I immediately began contacting friends who were homeschooling. We discussed curriculum, schedules, learning differences, co-ops, pros, cons, and everything in between. I had dear friends who allowed me into their home to see their classrooms and thumb through materials. I had dear friends who spent endless amounts of time encouraging me, answering questions, and praying for us. I read a million blogs written by homeschooling families. There was one common thread. All of these moms were completely in love with homeschooling and by all observations it was going well for them. They admittedly had their bad days, but everyone does. The love was contagious and my heart was softening with every passing day. I continued to pray and I knew very quickly that God was providing me with these opportunities and friends so that I could fall in love with the plan He had for our family.
We decided in the summer months of 2013 to purchase some Kindergarten reading and math curriculum as well as some handwriting curriculum (since handwriting was a weakness for Grayson). We felt pretty certain that God was directing us down the path of homeschooling. Grayson was already enrolled in Pre-K and our hearts felt right with that decision. We decided that we would begin by doing the Kindergarten work in the afternoons when Grayson came home from his half-day program. We felt this would give us a chance to test out homeschooling and working for me since me staying home full-time wasn't an option. I didn't have any friends who were working as much as I needed to while homeschooling and we felt we needed a year to adjust to that without Grayson losing a year academically. In hindsight we were probably most uncertain because it was such a new idea to us. Not to God, but certainly to us. If you would have asked me a year prior about homeschooling I would have most certainly said, "That is not for us."

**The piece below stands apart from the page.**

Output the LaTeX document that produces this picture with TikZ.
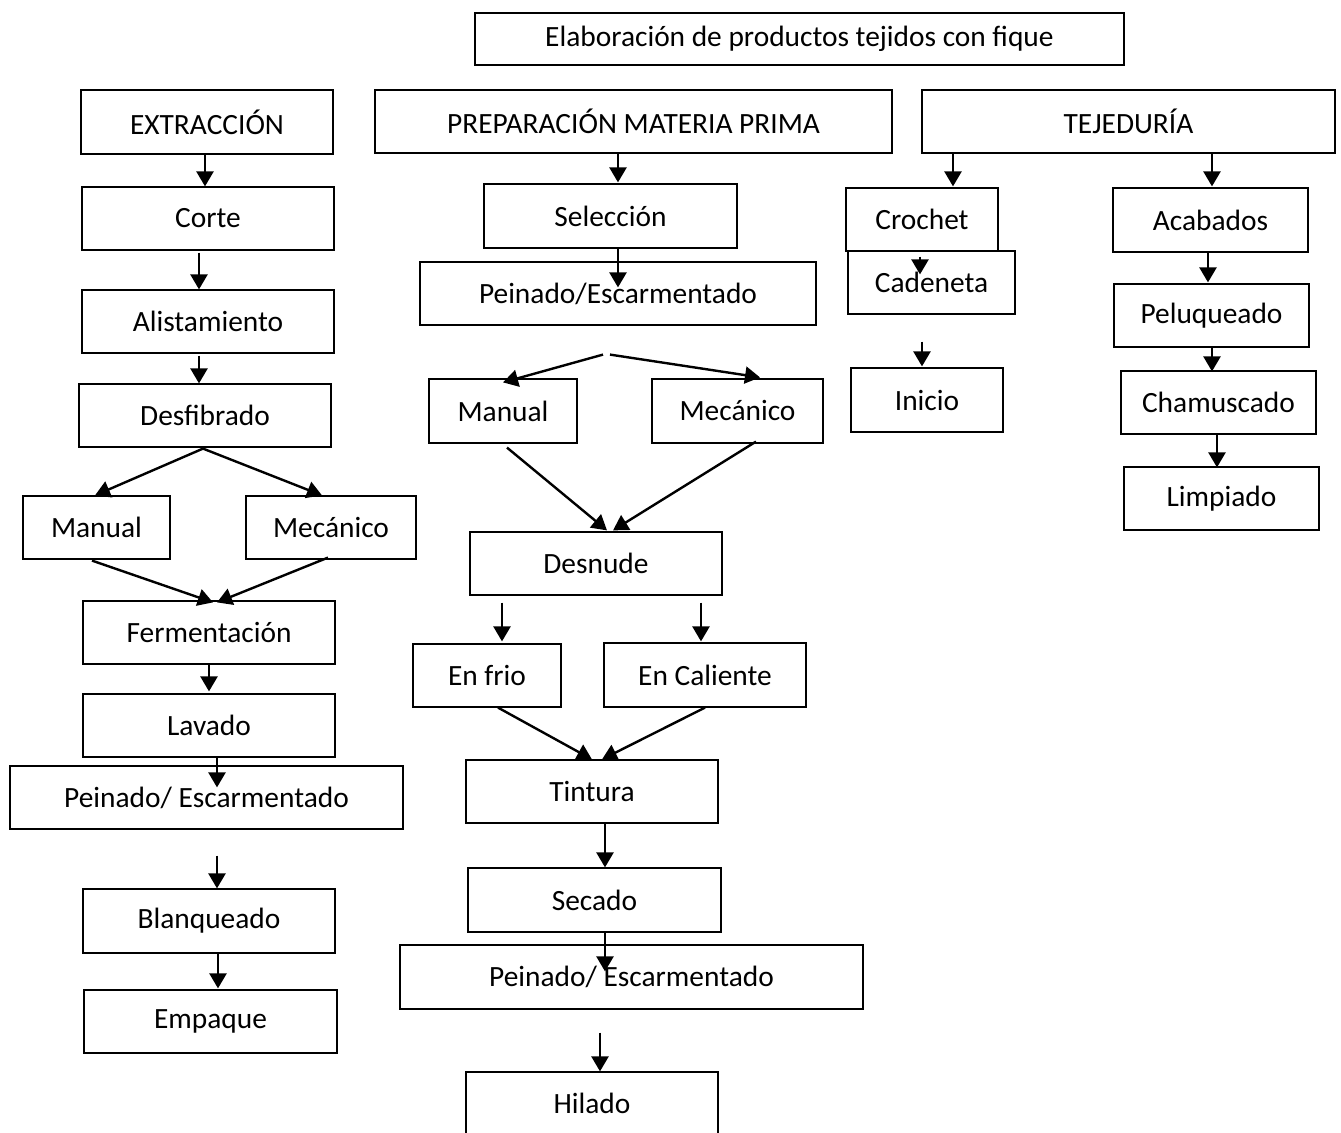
\documentclass[tikz,border=0pt]{standalone}
\usepackage{fontspec}
\setmainfont{Carlito}
\usepackage{tikz}
\usetikzlibrary{arrows.meta,calc}

\begin{document}
\begin{tikzpicture}[x=0.5pt, y=-0.5pt, > = {Triangle[length=7.5pt,width=8.5pt]},
        box/.style={draw, line width=0.6pt, minimum height=31.5pt, inner sep=0pt,
            font=\fontsize{14.7}{16}\selectfont},
        arr/.style={->, line width=1.2pt}]
            \useasboundingbox (0,0) rectangle (1341,1133);
            % titulo
            \node[box, minimum width=324.5pt, minimum height=26pt] (titulo) at (799.5,39) {Elaboración de productos tejidos con fique};
            % extraccion
            \node[box, minimum width=126pt, minimum height=32pt] (extr) at (207,122) {EXTRACCIÓN};
            \node[box, minimum width=126pt] (corte) at (208,218.5) {Corte};
            \node[box, minimum width=126pt] (alist) at (208,321.5) {Alistamiento};
            \node[box, minimum width=126pt] (desf) at (205,415.5) {Desfibrado};
            \node[box, minimum width=73.5pt] (manA) at (96.5,527.5) {Manual};
            \node[box, minimum width=85pt] (mecA) at (331,527.5) {Mecánico};
            \node[box, minimum width=126pt] (ferm) at (209,632.5) {Fermentación};
            \node[box, minimum width=126pt] (lav) at (209,725.5) {Lavado};
            \node[box, minimum width=196.5pt] (peinA) at (206.5,797.5) {Peinado/ Escarmentado};
            \node[box, minimum width=126pt, minimum height=32pt] (blanq) at (209,921) {Blanqueado};
            \node[box, minimum width=126.5pt] (emp) at (210.5,1021.5) {Empaque};
            % preparacion materia prima
            \node[box, minimum width=258.5pt] (prep) at (633.5,121.5) {PREPARACIÓN MATERIA PRIMA};
            \node[box, minimum width=126.5pt, minimum height=32pt] (sel) at (610.5,216) {Selección};
            \node[box, minimum width=198pt] (peinB) at (618,293.5) {Peinado/Escarmentado};
            \node[box, minimum width=74pt, minimum height=32pt] (manB) at (503,411) {Manual};
            \node[box, minimum width=85.5pt, minimum height=32pt] (mecB) at (737.5,411) {Mecánico};
            \node[box, minimum width=126pt] (desn) at (596,563.5) {Desnude};
            \node[box, minimum width=74pt] (frio) at (487,675.5) {En frio};
            \node[box, minimum width=101pt, minimum height=32pt] (cal) at (705,675) {En Caliente};
            \node[box, minimum width=126pt] (tint) at (592,791.5) {Tintura};
            \node[box, minimum width=126.5pt, minimum height=32pt] (sec) at (594.5,900) {Secado};
            \node[box, minimum width=231.5pt, minimum height=32pt] (peinC) at (631.5,977) {Peinado/ Escarmentado};
            \node[box, minimum width=126pt] (hil) at (592,1103.5) {Hilado};
            % tejeduria
            \node[box, minimum width=206.5pt] (teje) at (1128.5,121.5) {TEJEDURÍA};
            \node[box, minimum width=76pt] (croch) at (922,219.5) {Crochet};
            \node[box, minimum width=83.5pt] (caden) at (931.5,282.5) {Cadeneta};
            \node[box, minimum width=76pt, minimum height=32pt] (ini) at (927,400) {Inicio};
            \node[box, minimum width=97.5pt, minimum height=32pt] (acab) at (1210.5,220) {Acabados};
            \node[box, minimum width=97.5pt] (pelu) at (1211.5,315.5) {Peluqueado};
            \node[box, minimum width=97.5pt] (cham) at (1218.5,402.5) {Chamuscado};
            \node[box, minimum width=97.5pt] (limp) at (1221.5,498.5) {Limpiado};

            % flechas extraccion
            \draw[arr] ($(extr.south)+(-2,0)$) -- ($(corte.north)+(-3,0)$);
            \draw[arr] ($(corte.south)+(-9,2)$) -- ($(alist.north)+(-9,0)$);
            \draw[arr] ($(alist.south)+(-9,2)$) -- ($(desf.north)+(-6,0)$);
            \draw[arr] ($(desf.south)+(-2,1)$) -- ($(manA.north)+(-1.5,0)$);
            \draw[arr] ($(desf.south)+(-2,1)$) -- ($(mecA.north)+(-9,0)$);
            \draw[arr] ($(manA.south)+(-4.5,1)$) -- ($(ferm.north)+(4,2)$);
            \draw[arr] ($(mecA.south)+(-3,-2)$) -- ($(ferm.north)+(8,2)$);
            \draw[arr] (ferm.south) -- ($(lav.north)+(0,-2)$);
            \draw[arr] ($(lav.south)+(8,0)$) -- ($(peinA.north)+(10.5,22)$);
            \draw[arr] ($(peinA.south)+(10.5,26)$) -- ($(blanq.north)+(8,0)$);
            \draw[arr] ($(blanq.south)+(9,0)$) -- ($(emp.north)+(7.5,-1)$);
            % flechas preparacion
            \draw[arr] ($(prep.south)+(-15.5,0)$) -- ($(sel.north)+(7.5,-1)$);
            \draw[arr] ($(sel.south)+(7.5,0)$) -- ($(peinB.north)+(0,26)$);
            \draw[arr] ($(peinB.south)+(-15,29)$) -- ($(manB.north)+(0,4)$);
            \draw[arr] ($(peinB.south)+(-8,29)$) -- ($(mecB.north)+(22.5,-1)$);
            \draw[arr] ($(manB.south)+(4,4)$) -- ($(desn.north)+(11,-1)$);
            \draw[arr] ($(mecB.south)+(18.5,-2)$) -- ($(desn.north)+(17,-1)$);
            \draw[arr] ($(desn.south)+(-94,7)$) -- ($(frio.north)+(15,-2)$);
            \draw[arr] ($(desn.south)+(105,7)$) -- ($(cal.north)+(-4,-1)$);
            \draw[arr] ($(frio.south)+(11,0)$) -- ($(tint.north)+(0,0)$);
            \draw[arr] ($(cal.south)+(0,0)$) -- ($(tint.north)+(10,0)$);
            \draw[arr] ($(tint.south)+(13,0)$) -- ($(sec.north)+(10.5,0)$);
            \draw[arr] ($(sec.south)+(10.5,0)$) -- ($(peinC.north)+(-26.5,27)$);
            \draw[arr] ($(peinC.south)+(-31.5,23)$) -- ($(hil.north)+(8,0)$);
            % flechas tejeduria
            \draw[arr] ($(teje.south)+(-175.5,0)$) -- ($(croch.north)+(31,-1)$);
            \draw[arr] ($(teje.south)+(83.5,0)$) -- ($(acab.north)+(1.5,-1)$);
            \draw[arr] ($(croch.south)+(-2,5)$) -- ($(caden.north)+(-11.5,24)$);
            \draw[arr] ($(caden.south)+(-9.5,27)$) -- ($(ini.north)+(-5,-1)$);
            \draw[arr] ($(acab.south)+(-2.5,0)$) -- ($(pelu.north)+(-3.5,-1)$);
            \draw[arr] ($(pelu.south)+(0.5,0)$) -- ($(cham.north)+(-6.5,1)$);
            \draw[arr] ($(cham.south)+(-1.5,0)$) -- ($(limp.north)+(-4.5,1)$);
        \end{tikzpicture}
\end{document}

So in September of 2013 Grayson began Pre-K at a wonderful private christian school and we began Kindergarten at home. The homeschool curriculum is working well for Grayson. I know because of the ability to cater his education to his learning syle he is gaining way more than he would have in any classroom setting. Letters and numbers haven't been easy, but he is getting them. He is also reading and doing math at the appropriate lever for mid-way through Kindergarten. Grayson has had a wonderful experience in Pre-K and we know, without a doubt, that is a fabulous school. We also know, without a doubt, that for now God's desire for our family is homeschooling. We have certainly had some bumps along the way, but we are going on 4 months in and couldn't be happier with how it is going. During those tough moments I go back to prayer. Over and over God has confirmed to my heart that this is where he wants us. Doing anything else would be disobedient to His call for our family.
So for now we will choose obedience and homeschool. I know it is the right fit for Grayson and for the desires that God has placed on our heart for educating our children. We will take it one year at a time. If at any point God calls us to shift gears, then we will. For today, the plan is to only homeschool next year. We will have a 1st grader, and a preschooler. There are still moments when I absolutely can't believe we are doing this!